Shaun Fluker comments that the case of the western chorus frog encapsulates the story of the Species At Risk Act. In a similar sense, section 80 of SARA stands as somewhat of an allegorical representation of the false starts, cold feet, toothless barks, and failings of the wider apparatus of species at risk management across government jurisdictions in Canada.
Examining the story of SARA through the various cases in which section 80 has played a role, we see many of the important thematic issues with the Canadian species at risk framework. Governments have repeatedly missed timelines; Ministers have refused to use section 80 to protect species even when clearly warranted; federal courts have ruled on its use; conservation and Indigenous groups have coalesced around it; it has underscored the need to examine the intersection of Indigenous rights and species at risk; and it has quite likely saved two species from extirpation, yet both still remain at risk in Canada.
While section 80 is a singular, perhaps obscure component of the Canadian species at risk framework, it helps clarify what might appear as federal inaction on species recovery and conservation.
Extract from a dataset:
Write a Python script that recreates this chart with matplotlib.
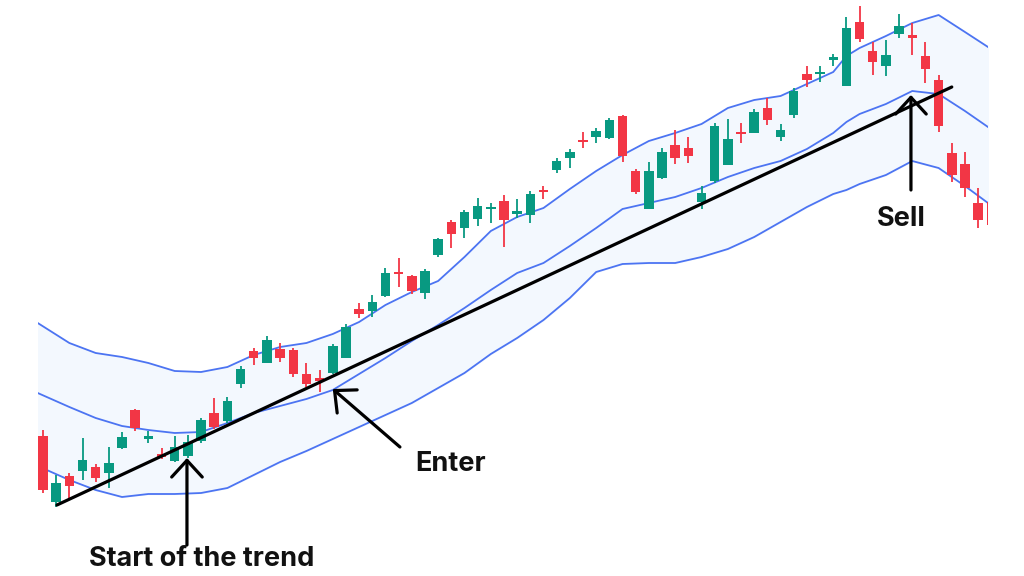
import numpy as np
import matplotlib.pyplot as plt

# candle data (price units), one candle per bar index
opens = [164, 98, 124, 129, 133, 127, 152, 190, 161, 146, 139, 144, 159, 187, 179, 216, 249, 237, 251, 250,
         226, 222, 227, 242, 291, 289, 304, 328, 324, 307, 345, 378, 372, 381, 391, 399, 386, 385, 410, 430,
         442, 460, 463, 462, 484, 429, 391, 422, 455, 452, 398, 419, 435, 468, 467, 492, 463, 485, 526, 526,
         540, 514, 578, 549, 534, 566, 565, 544, 520, 447, 436, 397, 398]
closes = [110, 117, 114, 140, 122, 137, 163, 172, 164, 143, 153, 158, 180, 173, 199, 231, 242, 260, 242, 226,
          216, 219, 254, 273, 286, 298, 327, 326, 309, 329, 361, 366, 388, 394, 393, 380, 389, 406, 408, 439,
          448, 458, 469, 480, 444, 408, 429, 448, 442, 444, 407, 474, 461, 466, 488, 480, 470, 509, 520, 528,
          543, 572, 561, 538, 545, 574, 562, 531, 474, 425, 412, 380, 375]
highs = [170, 125, 127, 162, 136, 153, 168, 191, 169, 152, 164, 165, 182, 202, 203, 234, 252, 264, 257, 252,
         237, 230, 256, 276, 297, 305, 332, 342, 325, 331, 362, 380, 390, 402, 397, 405, 401, 409, 414, 442,
         451, 468, 472, 482, 485, 431, 438, 452, 470, 463, 414, 477, 481, 477, 491, 502, 476, 512, 534, 534,
         546, 583, 594, 558, 560, 586, 577, 558, 525, 457, 448, 412, 410]
lows = [107, 93, 101, 120, 118, 112, 151, 169, 157, 141, 138, 142, 157, 171, 177, 212, 235, 237, 238, 223,
        213, 208, 226, 242, 282, 283, 303, 313, 306, 301, 343, 352, 362, 374, 377, 353, 382, 377, 401, 427,
        432, 452, 457, 461, 438, 406, 391, 421, 436, 437, 391, 417, 435, 457, 467, 475, 459, 482, 513, 518,
        534, 514, 558, 525, 524, 562, 545, 517, 468, 418, 403, 372, 372]

# bollinger bands
band_idx = [-0.4, 2, 4, 6, 8, 10, 12, 14, 16, 18, 20, 22, 24, 26, 28, 30, 32, 34, 36, 38, 40, 42, 44, 46, 48,
            50, 52, 54, 56, 58, 60, 61, 62, 64, 66, 68, 70, 71.75]
upper = [277, 257, 247, 243, 237, 229, 228, 233, 245, 253, 257, 266, 278, 295, 308, 319, 343, 369, 383, 392,
         411, 429, 445, 459, 467, 476, 492, 500, 504, 516, 528, 544, 552, 564, 577, 585, 568, 553]
middle = [207, 193, 182, 174, 170, 167, 168, 177, 187, 194, 201, 210, 226, 242, 259, 275, 292, 310, 327, 337,
          354, 372, 391, 397, 403, 412, 423, 432, 439, 451, 467, 478, 486, 496, 509, 506, 489, 473]
lower = [134, 120, 110, 103, 106, 106, 107, 112, 125, 138, 149, 161, 173, 185, 197, 212, 227, 246, 262, 280,
         302, 328, 336, 337, 337, 343, 351, 363, 378, 393, 406, 410, 416, 425, 439, 432, 414, 397]

# trend line drawn on the chart
trend_x = [1.06, 69.0]
trend_y = [95, 513]

GREEN = '#089981'
RED = '#F23645'
BLUE = '#4C74F2'

fig = plt.figure(figsize=(10.24, 5.76), dpi=100)
ax = fig.add_axes([38 / 1024, 0, 950 / 1024, 1])
ax.set_xlim(-0.38, 71.75)
ax.set_ylim(24, 600)
ax.axis('off')

ax.fill_between(band_idx, lower, upper, color='#F3F8FE', zorder=1)
for band in (upper, middle, lower):
    ax.plot(band_idx, band, color=BLUE, lw=1.3, zorder=2)

x = np.arange(len(opens))
o = np.array(opens)
c = np.array(closes)
colors = [GREEN if cc >= oo else RED for oo, cc in zip(o, c)]
ax.vlines(x, lows, highs, colors=colors, lw=1.3, zorder=3)
ax.bar(x, c - o, bottom=o, width=0.72, color=colors, zorder=4)

ax.plot(trend_x, trend_y, color='black', lw=2.3, solid_capstyle='round', zorder=6)

arrow = dict(arrowstyle='->,head_length=0.6,head_width=0.55', color='black', lw=2.3,
             mutation_scale=20, shrinkA=0, shrinkB=0)
font = dict(family=['Inter', 'DejaVu Sans'], fontweight='bold', fontsize=19.5, color='#111111')

ax.annotate('', xy=(10.93, 142), xytext=(10.93, 55), arrowprops=arrow, zorder=7, annotation_clip=False)
ax.text(12.07, 41, 'Start of the trend', ha='center', va='center', **font)

ax.annotate('', xy=(22.0, 211), xytext=(27.1, 153), arrowprops=arrow, zorder=7, annotation_clip=False)
ax.text(28.3, 136, 'Enter', ha='left', va='center', **font)

ax.annotate('', xy=(65.9, 505), xytext=(65.9, 410), arrowprops=arrow, zorder=7, annotation_clip=False)
ax.text(65.2, 381, 'Sell', ha='center', va='center', **font)

fig.savefig('out.png', dpi=100)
The public might have a cursory awareness that the federal government assesses and lists species under a federal Species At Risk Act, but it can be confusing when the federal government does not appear to take action on species listed under SARA. Further, it is too commonly the case that the provinces fail to take effective action on species recovery and conservation.
Understanding the purpose of section 80 creates opportunities for conservationists to pressure governments to take effective action to protect declining species. Generally, we need to hold provincial governments accountable to their responsibilities under SARA. However, there are times when conservationists can pressure the federal government to intervene in species and habitat protection through the use of a section 80 emergency order. It is key that we collectively learn from past cases and successes to make progress on species conservation.